I waited, and waited for my cab – but all that ran through my mind was holding you in my arms, brushing your hair away from your teary eyes, kissing your upset, quivering lips. I heard your “bye” repeat in my head as clear as when you really said it. I got into that cab, not because I wanted to, but because I had to; yet not one day passes where I feel as though I made the right choice. Nothing, not even doing what was right and eventually proved to be the best decision, can justify my leaving you.

I felt hollow in that cab, not looking forward to anything… I knew I was going home to nothing, a nothing amplified by the fact that you wouldn’t be there with me. Little did I know the downward spiral of everything around me and how much I would have to deal with it myself, whether willing or unwillingly. Everything seemed to hurt more knowing it would be okay if I could hold you through it all, and couldn’t.

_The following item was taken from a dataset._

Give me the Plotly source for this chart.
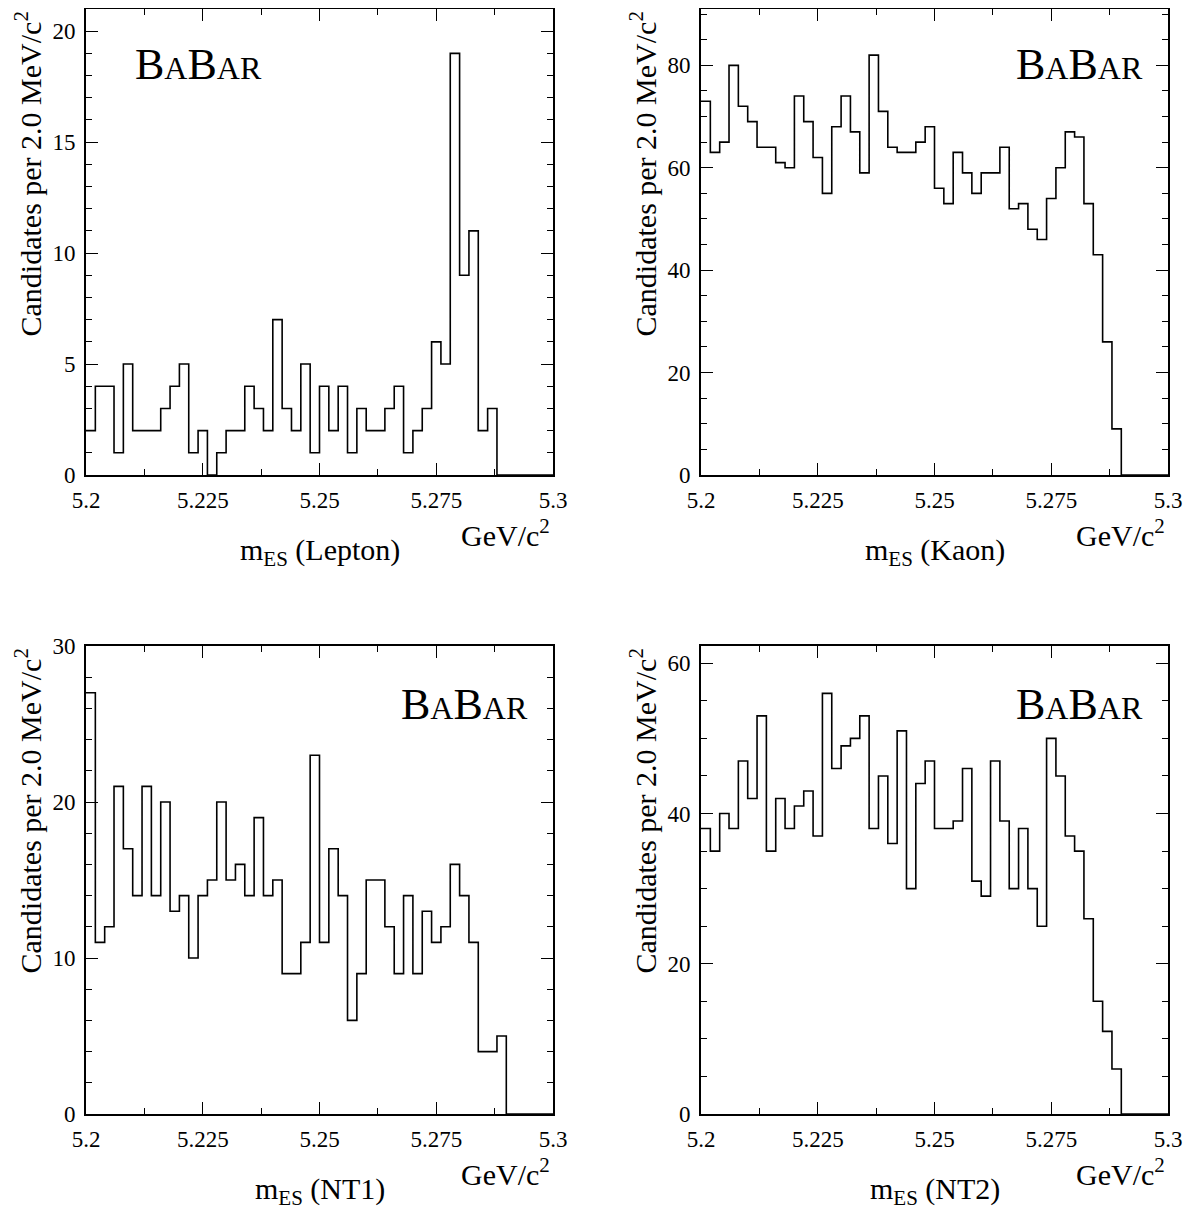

I pride myself on being good under pressure, I expect it of myself… but for the first time in my life I had no protection, no shield – and I can’t remember what my shield was before you. I was vulnerable, susceptible, and weak. I needed you… I still need you, but having you seems more and more distant with the knowledge that I’ve got to do more and more to just get to the point where I can start to make it happen. Once I do one thing, I’ve got to do two more things in order to get to the next step, and my list doesn’t cut down at all.

I’m looking for help… help that isn’t there, or refuses its services to me… I feel even more alone and hollow. Even you refuse to, or can’t, help me out with some of the mounting obstacles… stepping stones which became hurdles which grew into hills and mountains. Asking for help creates more problems, which I try to ask for more help with, in turn, creating more problems.

Even when I’ve broken away from the bulk of my problems, I still find myself overwhelmed by them. My life is now consumed by stress and this forest of quandary. I yearn for several months ago, holding you, knowing that nothing else in life matters because with you, I can get through anything. But to hold you and feel that feeling again, I’ve got to deal with this world of problems… and I’ve got to do it alone. It’s difficult trying to be a team with someone knowing everything else you have to do falls solely on you…

All I’m asking is for you to help me to get back to you, and understand that what I’m going through right now, has really taken its toll on me. But please remember and know that I’m going to keep my promise about getting back to you, no matter what! This is my journey… this is where my life begins now… Don’t Laugh, People… I will own this world soon enough!